In Werkstätten, in Staub gehüllt und bei mangelhafter Ernährung, findet die Tuberkulose unter den Lehrlingen und Arbeitern den nötigen Boden der Fruchtbarkeit.
English translation: In workshops shrouded in dust and amid inadequate nourishment, tuberculosis finds the fertile soil it needs among apprentices and workers.
Piece wages are central to this compulsion, because they translate insecurity directly into self-exploitation.
Das Stücklohnsystem bringt für ihn die Tendenz, sich zu überarbeiten, mit sich; es ermöglicht und befördert auch jenes unsinnige Überhasten und dann Blaumachen, von dem bereits die Rede war.
English translation: The piece-wage system brings with it, for him, the tendency to overwork himself; it also makes possible and encourages that senseless frantic exertion followed by absenteeism of which we have already spoken.

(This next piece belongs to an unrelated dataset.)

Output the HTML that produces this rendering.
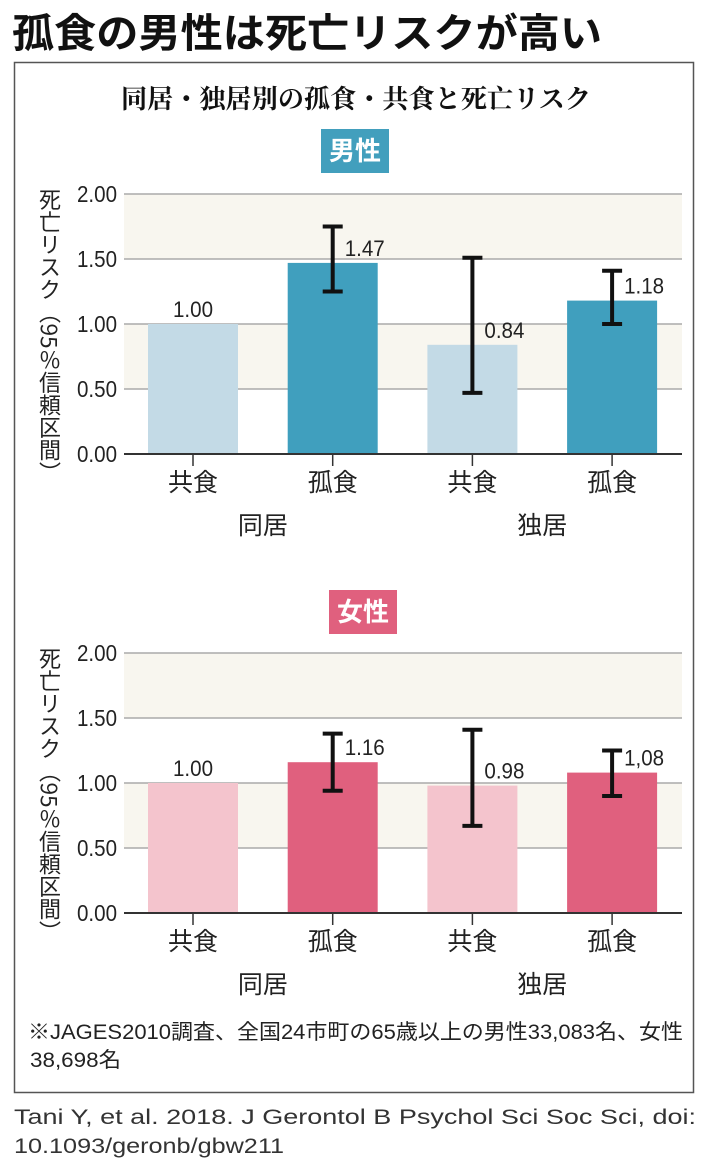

The relevance of the work lies in this refusal to isolate poverty, illness, apprenticeship abuse, or “bad habits” from the economic organization that produces them. Schwiedland’s final emphasis is methodological as much as political: the existence of home industry must be explained through its conditions of production, market access, and labor dependence.
Die letzten Ursachen all dieser Erscheinungen, des Bestehens der Hausindustrie überhaupt, sind ökonomische.
English translation: The ultimate causes of all these phenomena, and of the existence of cottage industry itself, are economic.
As a contribution to Austrian Gewerbeforschung, the monograph frames Kleingewerbe and Hausindustrie not as picturesque survivals but as structurally modern forms of precarious production. Its enduring conceptual value lies in showing how dispersed labor, subcontracting, technical simplification, and market expansion can create a regime that is formally outside the factory yet governed by the same capitalist pressures.